**Problem to work on:** Find the string "matplotlib" in the data, then copy every line where it is found.

**Collected data:**
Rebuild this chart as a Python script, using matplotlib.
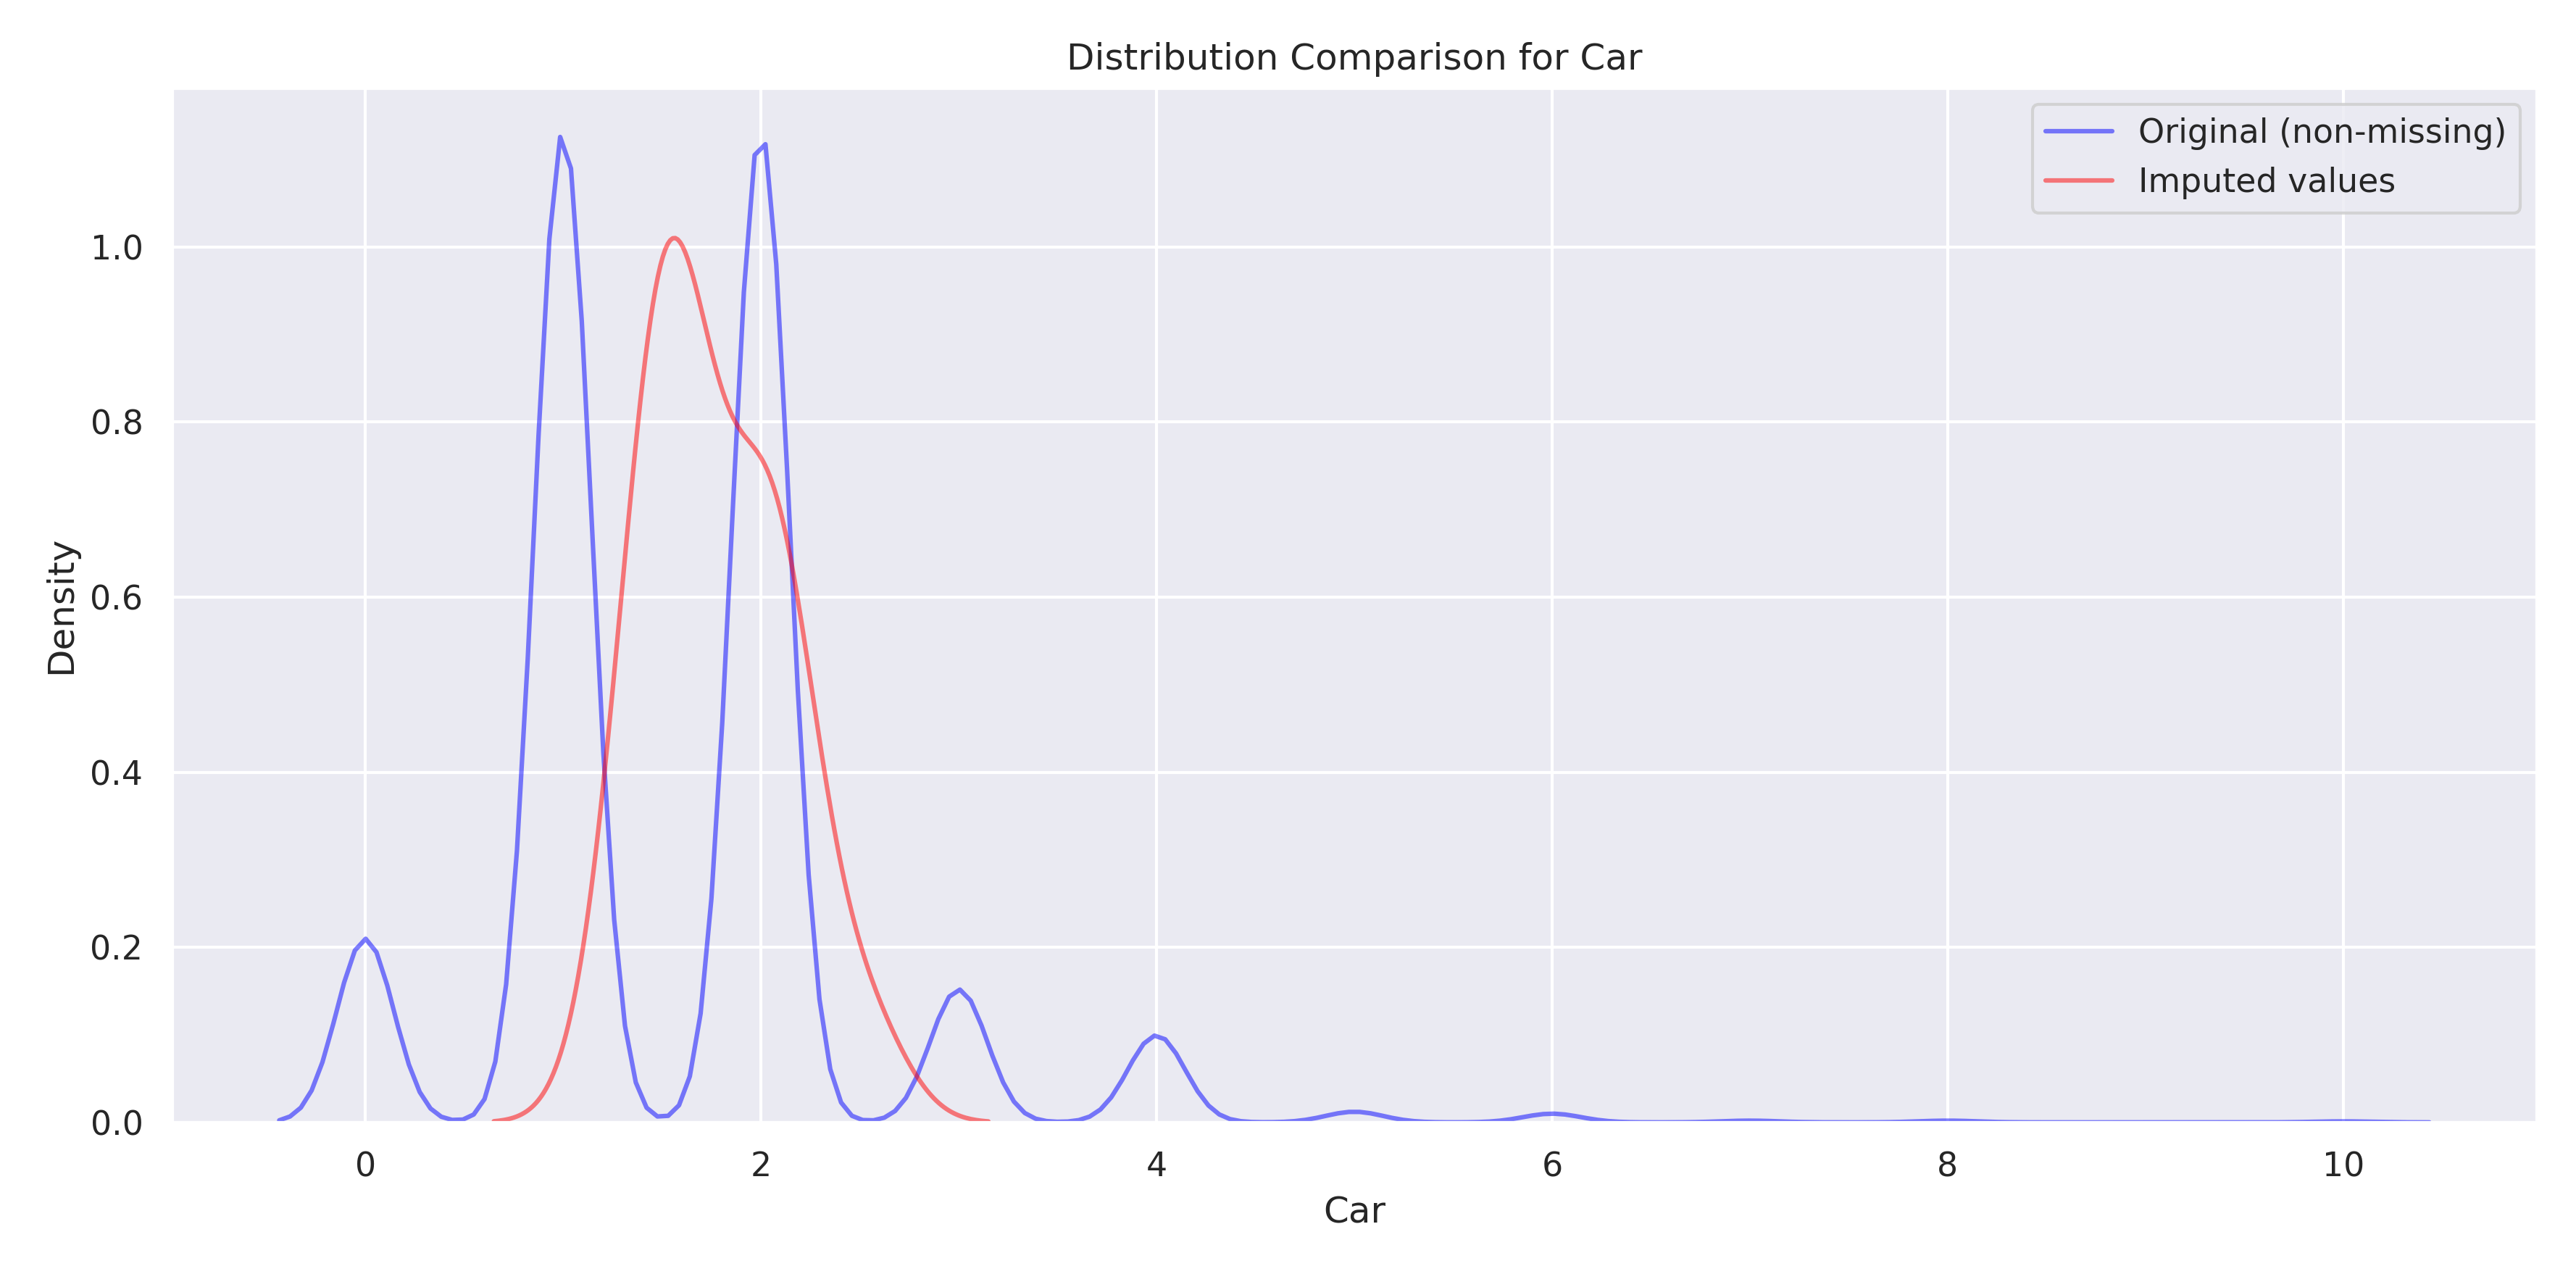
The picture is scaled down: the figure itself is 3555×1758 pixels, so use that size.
import numpy as np
import matplotlib.pyplot as plt
import seaborn as sns

# original non-missing Car values and their share (read from peak heights)
orig_values = [0, 1, 2, 3, 4, 5, 6, 7, 8, 10]
orig_weights = [0.076, 0.41, 0.41, 0.055, 0.036, 0.0044, 0.0036, 0.0007, 0.0007, 0.0004]
orig_bw = 0.145

# imputed values (estimated) and weights
imp_values = [1.25, 1.45, 1.6, 1.8, 2.05, 2.25, 2.55]
imp_weights = [0.05, 0.25, 0.22, 0.12, 0.25, 0.08, 0.05]
imp_bw = 0.2


def kde(values, weights, h, cut=3, n=200):
    v = np.asarray(values, float)
    w = np.asarray(weights, float)
    w = w / w.sum()
    x = np.linspace(v.min() - cut * h, v.max() + cut * h, n)
    d = (x[:, None] - v[None, :]) / h
    y = (w * np.exp(-0.5 * d ** 2)).sum(axis=1) / (h * np.sqrt(2 * np.pi))
    return x, y


sns.set_theme(style="darkgrid")
fig, ax = plt.subplots(figsize=(11.85, 5.86))
x, y = kde(orig_values, orig_weights, orig_bw)
ax.plot(x, y, color="blue", alpha=0.5, label="Original (non-missing)")
x, y = kde(imp_values, imp_weights, imp_bw)
ax.plot(x, y, color="red", alpha=0.5, label="Imputed values")
ax.set_ylim(bottom=0)
ax.set_title("Distribution Comparison for Car")
ax.set_xlabel("Car")
ax.set_ylabel("Density")
ax.legend()
fig.tight_layout()
fig.savefig("out.png", dpi=300)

**Task answer:**
Rebuild this chart as a Python script, using matplotlib.
import matplotlib.pyplot as plt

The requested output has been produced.